- Request -
Copy exactly the lines that run from the top of the listing to the line containing "NO = '\uFEFB'", both ends included, and omit the pictures.

- Dataset entries -
──────────
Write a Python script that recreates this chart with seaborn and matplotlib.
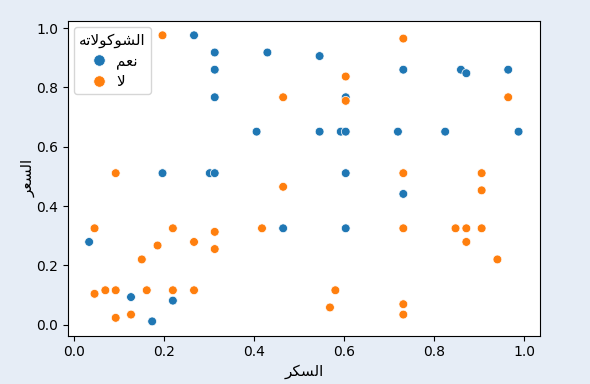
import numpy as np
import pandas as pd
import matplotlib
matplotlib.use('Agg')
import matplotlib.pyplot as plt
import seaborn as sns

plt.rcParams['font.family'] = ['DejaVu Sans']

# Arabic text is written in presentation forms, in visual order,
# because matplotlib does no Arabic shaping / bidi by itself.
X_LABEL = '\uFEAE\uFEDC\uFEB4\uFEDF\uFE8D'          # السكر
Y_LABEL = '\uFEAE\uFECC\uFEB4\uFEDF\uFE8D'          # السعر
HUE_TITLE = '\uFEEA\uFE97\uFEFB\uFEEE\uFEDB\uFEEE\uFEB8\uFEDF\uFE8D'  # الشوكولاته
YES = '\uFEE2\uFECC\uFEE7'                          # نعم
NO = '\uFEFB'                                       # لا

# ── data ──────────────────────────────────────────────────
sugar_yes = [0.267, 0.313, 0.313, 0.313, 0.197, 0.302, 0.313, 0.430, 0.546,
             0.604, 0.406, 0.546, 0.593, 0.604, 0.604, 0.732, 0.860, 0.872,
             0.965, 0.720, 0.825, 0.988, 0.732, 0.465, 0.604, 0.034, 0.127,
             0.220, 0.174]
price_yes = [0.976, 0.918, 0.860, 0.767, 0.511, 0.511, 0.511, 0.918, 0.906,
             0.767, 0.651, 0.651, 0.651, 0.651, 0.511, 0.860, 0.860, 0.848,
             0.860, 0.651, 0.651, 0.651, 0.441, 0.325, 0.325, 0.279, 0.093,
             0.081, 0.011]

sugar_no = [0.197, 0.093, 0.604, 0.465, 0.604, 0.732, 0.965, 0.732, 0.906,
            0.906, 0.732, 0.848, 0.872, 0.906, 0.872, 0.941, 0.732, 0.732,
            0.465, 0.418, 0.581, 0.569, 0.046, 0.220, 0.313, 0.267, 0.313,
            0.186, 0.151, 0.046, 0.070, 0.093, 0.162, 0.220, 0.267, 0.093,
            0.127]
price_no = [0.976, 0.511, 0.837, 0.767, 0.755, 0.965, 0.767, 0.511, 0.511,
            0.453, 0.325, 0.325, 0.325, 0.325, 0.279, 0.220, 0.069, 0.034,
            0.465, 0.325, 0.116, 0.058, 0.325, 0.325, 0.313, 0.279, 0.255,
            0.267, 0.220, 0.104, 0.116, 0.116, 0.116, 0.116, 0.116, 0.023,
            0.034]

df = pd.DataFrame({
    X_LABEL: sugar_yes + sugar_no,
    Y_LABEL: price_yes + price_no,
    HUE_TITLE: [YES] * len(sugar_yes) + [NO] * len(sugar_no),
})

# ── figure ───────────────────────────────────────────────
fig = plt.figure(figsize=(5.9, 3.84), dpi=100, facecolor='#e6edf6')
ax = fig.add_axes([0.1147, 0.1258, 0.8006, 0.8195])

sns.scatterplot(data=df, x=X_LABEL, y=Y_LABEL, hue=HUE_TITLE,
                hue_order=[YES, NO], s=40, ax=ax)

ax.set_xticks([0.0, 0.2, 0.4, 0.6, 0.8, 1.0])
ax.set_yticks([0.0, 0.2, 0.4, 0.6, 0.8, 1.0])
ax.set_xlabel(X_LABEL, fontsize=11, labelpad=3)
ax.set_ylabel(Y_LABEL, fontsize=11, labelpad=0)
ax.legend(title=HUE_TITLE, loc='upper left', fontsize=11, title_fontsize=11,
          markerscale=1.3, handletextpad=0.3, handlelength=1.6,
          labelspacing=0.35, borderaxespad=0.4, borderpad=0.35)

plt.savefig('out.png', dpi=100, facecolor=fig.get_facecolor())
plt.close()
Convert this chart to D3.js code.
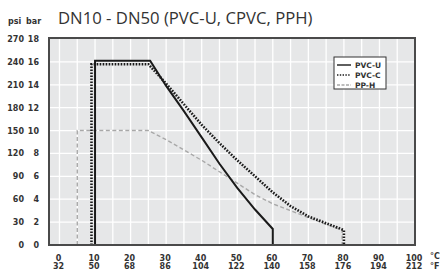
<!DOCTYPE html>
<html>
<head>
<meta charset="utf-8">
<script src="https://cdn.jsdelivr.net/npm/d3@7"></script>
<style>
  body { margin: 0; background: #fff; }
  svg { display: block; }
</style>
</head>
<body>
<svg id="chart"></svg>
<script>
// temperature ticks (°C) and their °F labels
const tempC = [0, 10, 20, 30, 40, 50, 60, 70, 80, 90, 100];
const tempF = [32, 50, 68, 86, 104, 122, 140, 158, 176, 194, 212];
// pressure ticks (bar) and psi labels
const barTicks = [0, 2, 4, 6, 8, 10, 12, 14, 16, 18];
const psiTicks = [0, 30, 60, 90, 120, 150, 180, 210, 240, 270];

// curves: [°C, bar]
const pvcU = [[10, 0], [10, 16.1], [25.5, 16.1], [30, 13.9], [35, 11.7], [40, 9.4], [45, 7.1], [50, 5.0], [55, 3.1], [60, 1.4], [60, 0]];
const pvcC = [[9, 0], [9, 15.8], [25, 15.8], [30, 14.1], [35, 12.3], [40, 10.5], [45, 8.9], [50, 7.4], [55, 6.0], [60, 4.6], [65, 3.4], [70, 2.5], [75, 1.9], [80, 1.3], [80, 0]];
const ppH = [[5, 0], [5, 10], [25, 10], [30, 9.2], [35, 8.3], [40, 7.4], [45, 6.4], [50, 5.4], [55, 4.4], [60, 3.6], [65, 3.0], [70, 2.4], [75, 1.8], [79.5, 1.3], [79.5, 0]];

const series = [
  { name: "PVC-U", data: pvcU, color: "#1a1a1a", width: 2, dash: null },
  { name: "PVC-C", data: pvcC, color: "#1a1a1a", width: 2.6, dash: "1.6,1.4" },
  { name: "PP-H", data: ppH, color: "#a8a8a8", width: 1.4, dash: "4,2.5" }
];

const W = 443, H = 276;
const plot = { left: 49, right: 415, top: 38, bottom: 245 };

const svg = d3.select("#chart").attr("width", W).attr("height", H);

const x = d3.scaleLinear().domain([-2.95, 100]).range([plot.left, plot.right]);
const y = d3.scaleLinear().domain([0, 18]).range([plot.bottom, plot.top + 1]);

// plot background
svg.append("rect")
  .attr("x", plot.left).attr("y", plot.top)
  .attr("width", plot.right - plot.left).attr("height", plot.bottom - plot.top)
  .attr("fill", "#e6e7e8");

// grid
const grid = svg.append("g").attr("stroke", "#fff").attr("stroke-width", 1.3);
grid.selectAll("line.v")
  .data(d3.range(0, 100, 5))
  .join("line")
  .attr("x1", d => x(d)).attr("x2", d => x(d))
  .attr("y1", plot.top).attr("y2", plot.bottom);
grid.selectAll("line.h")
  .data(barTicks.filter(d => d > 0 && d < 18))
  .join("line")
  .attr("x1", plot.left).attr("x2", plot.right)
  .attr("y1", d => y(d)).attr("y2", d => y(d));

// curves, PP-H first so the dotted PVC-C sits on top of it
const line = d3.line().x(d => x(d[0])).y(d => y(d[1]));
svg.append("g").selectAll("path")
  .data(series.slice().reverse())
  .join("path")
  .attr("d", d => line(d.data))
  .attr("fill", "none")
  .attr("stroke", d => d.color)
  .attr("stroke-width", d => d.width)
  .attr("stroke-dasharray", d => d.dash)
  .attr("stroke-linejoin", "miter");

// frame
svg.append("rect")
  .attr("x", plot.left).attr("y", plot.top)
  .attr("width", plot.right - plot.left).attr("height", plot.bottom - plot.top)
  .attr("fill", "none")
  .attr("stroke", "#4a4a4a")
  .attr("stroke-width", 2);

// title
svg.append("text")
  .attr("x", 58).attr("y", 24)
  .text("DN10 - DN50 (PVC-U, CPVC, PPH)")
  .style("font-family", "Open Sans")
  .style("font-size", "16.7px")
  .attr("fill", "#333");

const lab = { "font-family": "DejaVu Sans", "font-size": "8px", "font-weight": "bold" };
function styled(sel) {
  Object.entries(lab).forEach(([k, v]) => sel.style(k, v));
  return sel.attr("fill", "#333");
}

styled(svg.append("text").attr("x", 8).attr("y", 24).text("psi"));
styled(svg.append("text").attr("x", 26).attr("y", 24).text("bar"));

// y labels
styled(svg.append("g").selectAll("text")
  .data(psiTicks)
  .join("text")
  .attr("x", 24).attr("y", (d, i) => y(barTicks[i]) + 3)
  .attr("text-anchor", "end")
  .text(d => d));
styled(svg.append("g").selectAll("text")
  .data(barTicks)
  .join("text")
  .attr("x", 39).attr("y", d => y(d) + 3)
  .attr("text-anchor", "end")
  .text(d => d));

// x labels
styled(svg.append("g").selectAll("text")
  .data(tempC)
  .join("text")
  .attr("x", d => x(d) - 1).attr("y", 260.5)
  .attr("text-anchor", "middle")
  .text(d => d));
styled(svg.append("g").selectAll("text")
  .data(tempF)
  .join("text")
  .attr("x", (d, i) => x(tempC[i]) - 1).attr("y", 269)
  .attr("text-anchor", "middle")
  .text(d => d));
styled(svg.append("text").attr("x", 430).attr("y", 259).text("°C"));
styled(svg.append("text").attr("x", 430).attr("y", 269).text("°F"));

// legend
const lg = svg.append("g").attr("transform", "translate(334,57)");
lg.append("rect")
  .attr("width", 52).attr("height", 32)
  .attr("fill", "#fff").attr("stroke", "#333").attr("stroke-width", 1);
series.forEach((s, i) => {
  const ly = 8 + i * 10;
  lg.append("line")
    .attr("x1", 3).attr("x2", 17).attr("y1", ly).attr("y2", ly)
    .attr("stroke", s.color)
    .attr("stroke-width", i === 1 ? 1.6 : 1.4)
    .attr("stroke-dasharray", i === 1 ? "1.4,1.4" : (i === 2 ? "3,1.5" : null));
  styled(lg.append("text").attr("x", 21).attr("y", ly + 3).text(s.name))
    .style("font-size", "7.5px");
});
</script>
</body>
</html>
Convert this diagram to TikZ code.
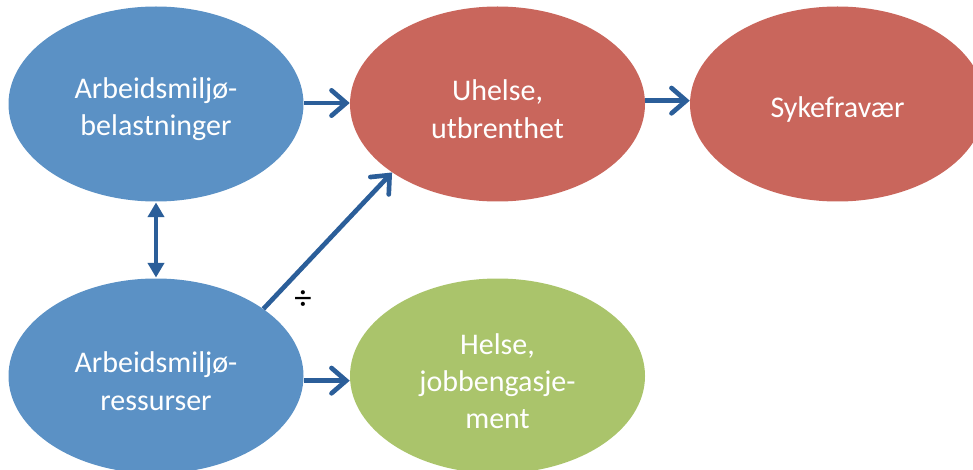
──────────
- Result of the exercise -
Write a Python script that recreates this chart with seaborn and matplotlib.
import numpy as np
import pandas as pd
import matplotlib
matplotlib.use('Agg')
import matplotlib.pyplot as plt
import seaborn as sns

plt.rcParams['font.family'] = ['DejaVu Sans']

# Arabic text is written in presentation forms, in visual order,
# because matplotlib does no Arabic shaping / bidi by itself.
X_LABEL = '\uFEAE\uFEDC\uFEB4\uFEDF\uFE8D'          # السكر
Y_LABEL = '\uFEAE\uFECC\uFEB4\uFEDF\uFE8D'          # السعر
HUE_TITLE = '\uFEEA\uFE97\uFEFB\uFEEE\uFEDB\uFEEE\uFEB8\uFEDF\uFE8D'  # الشوكولاته
YES = '\uFEE2\uFECC\uFEE7'                          # نعم
NO = '\uFEFB'                                       # لا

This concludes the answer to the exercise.